The legal interpretations required to make this change were "aggressive,"
says Timothy Edgar, a former top privacy lawyer at the Office of the Director of National Intelligence and the National Security Council in the Bush and Obama administrations. Still, considering that the program previously had less congressional or court oversight, many lawmakers saw this as a step forward, he says.
"It wasn't seen that we're pushing the boundaries of surveillance law here,"
Mr. Edgar says. "It was the very opposite. You're starting from a huge amount of unilateral surveillance and putting it on a much sounder legal basis."

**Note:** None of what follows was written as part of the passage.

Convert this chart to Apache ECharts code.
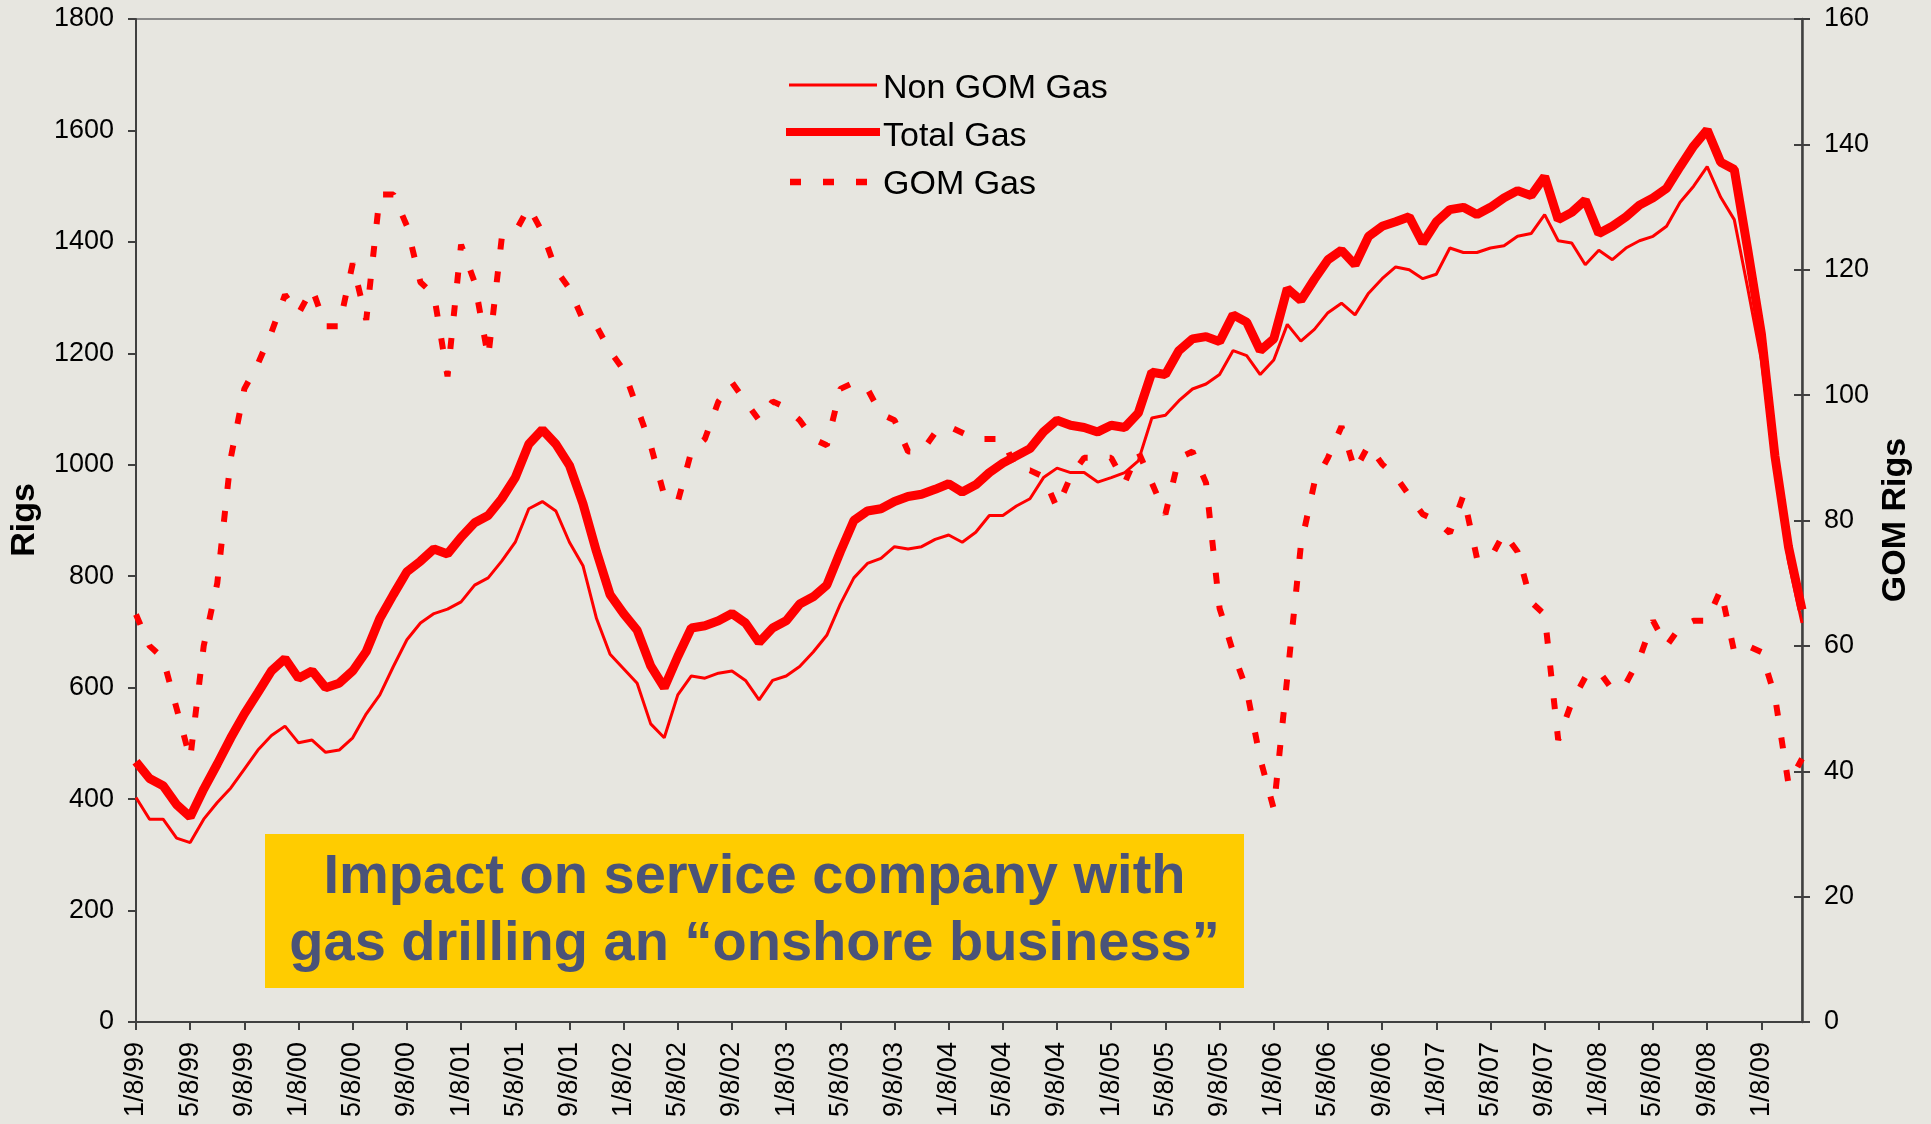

Some lawmakers now disagree. "The government must request specific records relevant to its investigation," Rep. Jim Sensenbrenner (R., Wis.), one of the authors of the Patriot Act, says. "To argue otherwise renders the provision meaningless," he says. "It's like scooping up the entire ocean to guarantee you catch a fish."
Given the traditional legal definition of relevant, Mr. Edgar says, it is "a fair point" to say that someone reading the law might believe it refers to "individualized requests" or "requests in small batches, rather than in bulk database form." From that standpoint, he says, the reinterpretation of relevant amounts to "secret law."
Still, he says, Congress repeatedly had the option to prohibit in legislation the bulk collection of records, and it didn't.
Defenders of using the Patriot Act this way make similar arguments. In a statement last month, the chair and ranking minority member on the Senate Intelligence Committee said that both the House and Senate Intelligence and Judiciary committees have "been briefed extensively" on this.
Mr. Edgar added, however, that Congress couldn't fully debate the issue because the program wasn't public.